You can hear them behind you. Feverishly, you point the barrel of your bright red rifle towards the trees, thumb fumbling over the orange, rubber button on your rail-mounted flashlight as you struggle to see what is around you, but you know they are there, just out of your line of sight. The zombies are gaining on you, and as you manage to take aim in the darkness, you remember the two rules: “Shoot ’em in the face,” and “Don’t get bit.”
While this sounds like the adventures of movie actors dying in a motion picture, Clarksville Zombie Hunters brings this experience to life just 20 minutes from the APSU main campus, with several attractions designed for a variety of age groups, from a hayride to a pitch-black, fog-filled maze. Eric Yow and his wife have been running Zombie Hunters for four years now, and they said the turn-out has risen every year they host it.
“We have seen other groups host events like this, but we thought we could add so much more to it,” Eric Yow said. “We have added attractions due to our increased popularity.”
Though Yow hosts several events for Clarksville residents to participate in, the centerpiece of the whole experience is the zombie hunting itself. As part of the main attraction, participants receive a pump-action, 12-gauge paintball gun with a rail-mounted flashlight. Participants then embark on a path through the woods, where various zombies and other scares assault them every step of the way.

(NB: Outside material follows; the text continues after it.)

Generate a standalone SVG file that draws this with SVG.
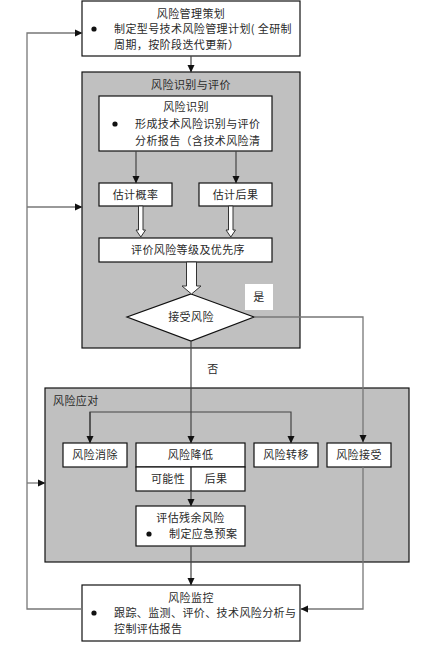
<svg xmlns="http://www.w3.org/2000/svg" width="436" height="648" viewBox="0 0 436 648">
<style>
text{font-family:"Noto Sans CJK SC","Noto Sans",sans-serif;font-size:11px;fill:#2a2a2a;letter-spacing:0.4px}
.c{text-anchor:middle}
.box{fill:#fff;stroke:#111;stroke-width:1.2}
.grp{fill:#c0c0c0;stroke:#111;stroke-width:1.2}
.ln{fill:none;stroke:#444;stroke-width:1.2}
.lg{fill:none;stroke:#777;stroke-width:1.3}
.ha{fill:#fff;stroke:#333;stroke-width:1}
</style>
<defs>
<marker id="ar" markerWidth="8" markerHeight="8" refX="7" refY="4" orient="auto" markerUnits="userSpaceOnUse">
<path d="M0,0.5 L7.5,4 L0,7.5 Z" fill="#111"/>
</marker>
</defs>
<rect width="436" height="648" fill="#fff"/>

<g id="plan">
<rect class="box" x="82" y="1" width="218" height="55"/>
<text class="c" x="191" y="18">风险管理策划</text>
<circle cx="94" cy="29" r="2.6" fill="#111"/>
<text x="114" y="33">制定型号技术风险管理计划( 全研制</text>
<text x="114" y="49">周期，按阶段迭代更新）</text>
</g>

<g id="identify-group">
<rect class="grp" x="82" y="72" width="218" height="276"/>
<text class="c" x="191" y="89">风险识别与评价</text>
</g>

<g id="identify">
<rect class="box" x="99" y="96" width="173" height="55"/>
<text class="c" x="186" y="111">风险识别</text>
<circle cx="115" cy="124" r="2.6" fill="#111"/>
<text x="135" y="128">形成技术风险识别与评价</text>
<text x="135" y="145">分析报告（含技术风险清</text>
</g>

<g id="prob">
<rect class="box" x="99" y="183" width="73" height="23"/>
<text class="c" x="135.5" y="198.5">估计概率</text>
</g>
<g id="cons">
<rect class="box" x="199" y="183" width="73" height="23"/>
<text class="c" x="235.5" y="198.5">估计后果</text>
</g>

<g id="evaluate">
<rect class="box" x="99" y="238" width="173" height="24"/>
<text class="c" x="188" y="254">评价风险等级及优先序</text>
</g>

<g id="accept-decision">
<polygon class="box" points="191,294 254,317 191,341 127,317"/>
<text class="c" x="191" y="321">接受风险</text>
</g>

<g id="yes-label">
<rect x="245" y="284" width="28" height="26" fill="#fff"/>
<text class="c" x="259" y="301">是</text>
</g>
<g id="no-label">
<text class="c" x="213" y="373">否</text>
</g>

<g id="response-group">
<rect class="grp" x="45" y="388" width="364" height="174"/>
<text x="53" y="405">风险应对</text>
</g>

<g id="eliminate">
<rect class="box" x="63" y="443" width="64" height="24"/>
<text class="c" x="95" y="459">风险消除</text>
</g>
<g id="reduce">
<rect class="box" x="136" y="443" width="109" height="24"/>
<text class="c" x="190.5" y="459">风险降低</text>
<rect class="box" x="136" y="467" width="109" height="24"/>
<line x1="191" y1="467" x2="191" y2="491" stroke="#111" stroke-width="1.2"/>
<text class="c" x="168" y="483">可能性</text>
<text class="c" x="216" y="483">后果</text>
</g>
<g id="transfer">
<rect class="box" x="254" y="443" width="64" height="24"/>
<text class="c" x="286" y="459">风险转移</text>
</g>
<g id="accept">
<rect class="box" x="327" y="443" width="64" height="24"/>
<text class="c" x="359" y="459">风险接受</text>
</g>

<g id="residual">
<rect class="box" x="136" y="506" width="109" height="40"/>
<text class="c" x="190.5" y="522">评估残余风险</text>
<circle cx="149" cy="534" r="2.6" fill="#111"/>
<text x="169" y="538">制定应急预案</text>
</g>

<g id="monitor">
<rect class="box" x="82" y="585" width="218" height="56"/>
<text class="c" x="191" y="602">风险监控</text>
<circle cx="94" cy="613" r="2.6" fill="#111"/>
<text x="114" y="617">跟踪、监测、评价、技术风险分析与</text>
<text x="114" y="633">控制评估报告</text>
</g>

<g id="connectors">
<line class="ln" x1="191" y1="56" x2="191" y2="72" marker-end="url(#ar)"/>
<line class="ln" x1="136" y1="151" x2="136" y2="183" marker-end="url(#ar)"/>
<line class="ln" x1="236" y1="151" x2="236" y2="183" marker-end="url(#ar)"/>
<polygon class="ha" points="138.5,206 143,206 143,230 145.5,230 140.8,237 136,230 138.5,230"/>
<polygon class="ha" points="228.5,206 233,206 233,230 235.5,230 230.8,237 226,230 228.5,230"/>
<polygon class="ha" points="186.5,262 196.5,262 196.5,286 201,286 191.5,294 182,286 186.5,286"/>
<polyline class="lg" points="254,317 363,317 363,442" marker-end="url(#ar)"/>
<polyline class="lg" points="363,467 363,609 301,609" marker-end="url(#ar)"/>
<line class="ln" x1="191" y1="341" x2="191" y2="443" marker-end="url(#ar)"/>
<polyline class="ln" points="90,443 90,412 291,412 291,443" marker-end="url(#ar)"/>
<line class="ln" x1="90" y1="412" x2="90" y2="443" marker-end="url(#ar)"/>
<line class="ln" x1="191" y1="491" x2="191" y2="506" marker-end="url(#ar)"/>
<line class="ln" x1="191" y1="546" x2="191" y2="585" marker-end="url(#ar)"/>
<polyline class="lg" points="82,609 27,609 27,33 82,33" marker-end="url(#ar)"/>
<line class="lg" x1="27" y1="207" x2="82" y2="207" marker-end="url(#ar)"/>
<line class="lg" x1="27" y1="483" x2="45" y2="483" marker-end="url(#ar)"/>
</g>
</svg>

Clarksville Zombie Hunters encourages participant to treat the zombies actors like real, undead zombies.
“We have two rules at Zombie Hunters,” Yow said. “Shoot ’em in the face, and do not get bit.”
The staff assured visitors the actors do wear protective gear.
Getting prepared for their six-week season takes almost an entire year; Yow and his team are always searching for new ways to improve the attractions and working on potential new attractions.
For example, the batteries used in the rail-mounted flashlights are a constant source of stress in getting set up.
“So much of what we do at Zombie Hunters is research and development, seeing what works and what does not,” Yow said. For example, “We tested six of these flashlights, and they worked really well, so we purchased about 80 of them in bulk. We get them, and about half of them do not work. We are in the process of replacing them.”
Yow and his team donate a part of their earnings from Zombie Hunters to local charities and organizations. Last year they raised $26,000 for six different organizations. As part of the experience, members of the selected organizations dress up as zombies and volunteer as workers and/or targets for the paintball course.
“You help and support these charities by shooting them in the face,” Yow said.
One of these organizations, Christian County High School’s JROTC program, participated opening night Friday, Oct. 6. This is their second year participating in Zombie Hunters.
“[Zombie Hunters] is huge for us, because this is such a huge money-maker for us,” Major R. Reese Marlow, head of the school’s JROTC program, said. He said Zombie Hunters alone constitutes more than half of the program’s annual budget.
“The kids really love it,” Marlow said. “They do not view it as work.”
Yow and his team spend all year planning for the five or six weekends Zombie Hunters runs, and the Clarksville community has made it a popular and vital part of their Halloween activities. Children as young as three years old and people up to 83 years old equally take part in ridding Clarksville of zombies throughout the month of October, and participants join in on the festivities, knowing every paintball fired is another dollar donated to local organizations to better their communities.